Cette exposition des peines et des récompenses à venir était-elle présentée dans les mystères d’une manière dramatique ? Il est généralement reconnu[2] que dès l’origine, les rites des petits mystères consacrés à Proserpine ou plutôt à Hécate, offraient d’effrayantes apparitions. On voyait des spectres à crête de dragon, des monstres tantôt bœufs, tantôt mulets, tantôt chiens à plusieurs têtes. Hécate, si monstrueuse elle-même, passait pour avoir le pouvoir de faire apparaître des fantômes, entre autres, Empuse qui n’avait qu’un pied, ou qui, suivant d’autres, avait une cuisse d’airain et une jambe d’âne. Ceux des aspirans à qui il arrivait de donner des signes de frayeur pendant les épreuves, étaient repoussés comme indignes. « Loin d’ici, dit Aristophane[3], le lâche qui souille les images d’Hécate[4], en mêlant ses chants aux danses cycliques. » Le prélude de ces représentations était l’éloignement des flambeaux, comme l’a très ingénieusement prouvé M. de Sacy[5] d’après un passage du Banquet de Platon. Alcibiade, avant de faire un aveu peu honorable pour Socrate et pour lui-même, réclame la sortie des domestiques et l’extinction des lampes. C’est là assurément une allusion sensible à ce qui se passait dans les mystères. Au reste, cette précaution de faire précéder les cérémonies de l’initiation par les ténèbres est un des artifices que l’on emploie aujourd’hui même dans l’exhibition des panoramas et des dioramas.

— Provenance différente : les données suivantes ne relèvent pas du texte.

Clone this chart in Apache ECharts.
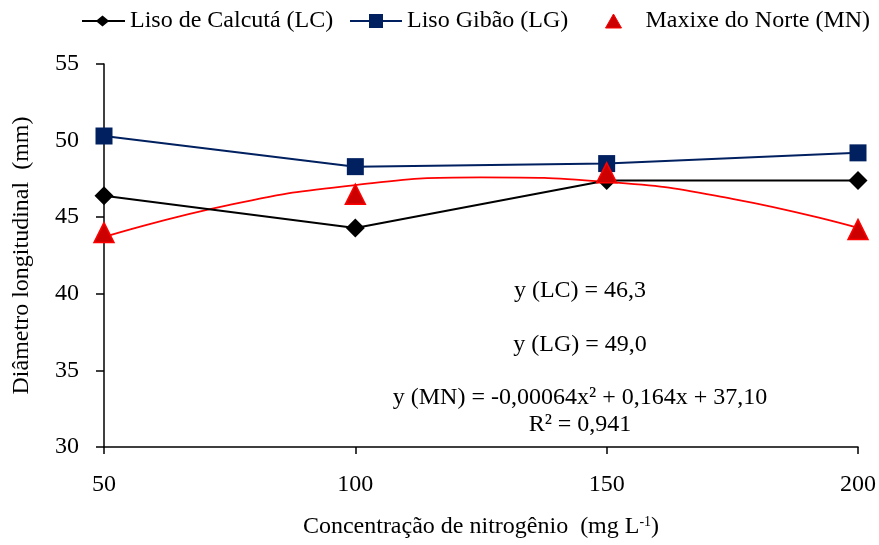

Ces représentations fantastiques prirent un développement plus moral, et plus dramatique, quand les mythes égyptiens d’Osiris, du lac Achérusia, de Charon et de la barque fatale, furent venus de Saïs en Grèce. Alors on n’effraya plus seulement les mystes par de vaines apparitions de spectres et de monstres ; ce fut le dogme dramatisé des peines et des récompenses à venir, l’Élysée et le Tartare, tout ce qu’Horace comprend sous le nom de fabulæ Manes et tout ce qu’Aristote appelle οσα ἔν ἅδου, que l’on exposa à leurs regards. Aristophane dans sa comédie des Grenouilles, dont la scène est supposée sur le chemin d’Éleusis, introduit Bacchus qui descend aux enfers et qui rencontre dans l’Élysée un chœur d’initiés. Cette confusion du séjour de Pluton et d’Éleusis indique clairement, suivant M. de Sainte-Croix, que les représentations du Tartare faisaient partie de ces mystères. On peut inférer de quelques passages d’un dialogue attribué à Platon[6], que la prétendue descente d’Hercule et de Bacchus aux enfers n’était que le souvenir de leur initiation à Éleusis.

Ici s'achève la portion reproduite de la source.